Parenting

Being a parent is not easy, being a divorced parent even more so.  I remember clearly the day each of my kids were born, such elation, such wonder, at the miracle of creation.  The sleepless nights, nights spent pacifying them, comforting them when they were ill, the tiredness and the exhaustion that resulted pales to the joy of watching them learn and grow into little bundles of curiosity with insistent questions about everything in their environment and, the word that every parent anticipates with trepidation, why?

Through their school years, the teenage years and into a young adult.  At each step new challenges for parents.  In my experience, no book, TV program, advice or anything else for that matter can prepare you for these years.  It was during this period of my kids development that I seriously believed that this was the universes way of getting back at me for all the trouble I caused my parents.

The thing is that kids bring home to us the startling reality of our own mortality.  It is this realisation that, some day we too will have to leave this world, that drives us to try and give our kids a better life so that one day, when they sit back and reflect, they can look back with gratitude at the life that was provided for them.

However this is seldom the case.  In our enthusiasm to create a better life for them we give freely of everything we have and instead create a sense of entitlement rather than a sense of appreciation. So the model that we often adopt is flawed, and it breeds arrogance and even contempt instead of gratitude and humbleness.

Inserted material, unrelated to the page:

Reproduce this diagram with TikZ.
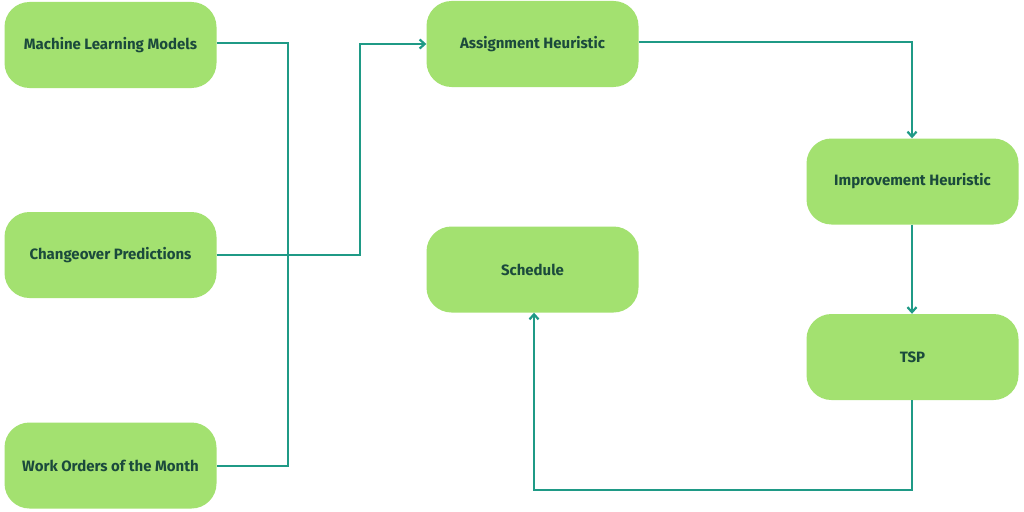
\documentclass[tikz,border=0pt]{standalone}
\usepackage{fontspec}
\setmainfont{Fira Sans}
\usetikzlibrary{arrows.meta}
\definecolor{boxfill}{HTML}{A3E170}
\definecolor{boxtext}{HTML}{1B4A3C}
\definecolor{flow}{HTML}{1F9A86}
\begin{document}
\begin{tikzpicture}[x=1pt,y=-1pt,
  stepbox/.style={rectangle, rounded corners=25pt, fill=boxfill, draw=none,
    minimum width=212pt, minimum height=86pt, inner sep=0pt,
    font=\fontsize{15}{18}\selectfont\bfseries, text=boxtext},
  link/.style={draw=flow, line width=2.6pt},
  arr/.style={link, -{Straight Barb[length=5pt,width=9pt,line width=2.2pt]}}]
\useasboundingbox (0,0) rectangle (1024,511);
\fill[white] (0,0) rectangle (1024,511);

\node[stepbox] (ml)  at (110.5,45)  {Machine Learning Models};
\node[stepbox] (co)  at (110.5,255) {Changeover Predictions};
\node[stepbox] (wo)  at (110.5,465.5) {Work Orders of the Month};
\node[stepbox] (ah)  at (532.5,44)  {Assignment Heuristic};
\node[stepbox] (ih)  at (912.5,181.5) {Improvement Heuristic};
\node[stepbox] (sc)  at (532.5,269.5) {Schedule};
\node[stepbox] (tsp) at (912.5,357) {TSP};

\coordinate (busT) at (288,43);
\coordinate (busB) at (288,466);
\coordinate (co1) at (360,255);
\coordinate (co2) at (360,44);
\coordinate (ahR) at (912,42);
\coordinate (tspB) at (912,490);
\coordinate (scB) at (534,490);

% inputs gathered on a common bus
\draw[link] (ml.east |- busT) -- (busT) -- (busB) -- (wo.east |- busB);
\draw[arr] (co.east |- co1) -- (co1) -- (co2) -- (ah.west |- co2);
% heuristic chain
\draw[arr] (ah.east |- ahR) -- (ahR) -- (ih.north -| ahR);
\draw[arr] (ih.south -| ahR) -- (tsp.north -| ahR);
\draw[arr] (tsp.south -| tspB) -- (tspB) -- (scB) -- (sc.south -| scB);
\end{tikzpicture}
\end{document}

Therefore I have changed my perspective on parenthood and, at the risk of being wrong, the best that I can do is to provide my kids with the ability to stand on there own two feet, irrespective of the career that they have chosen or what they have decided to do with their lives.  All of this within the framework of values, that form the golden thread in all faiths; honesty, integrity, respect, honour and faith. And the golden rule is to enjoy it and do the best that you can, always.

This I have found is the least trodden path, the one with the most challenges, the one that demands doing the right thing and standing by it. Tough love.  If I am successful, and I pray to God that I am, then I believe that I have given my offspring a head start and have fulfilled my mission as a parent.

Nothing will give me more joy than to see my children happy, content and independent. My prayer goes out for all parents out there that they too are successful, on whatever path they have chosen, and especially to my parents for giving me the tools that allowed me to come to this realisation.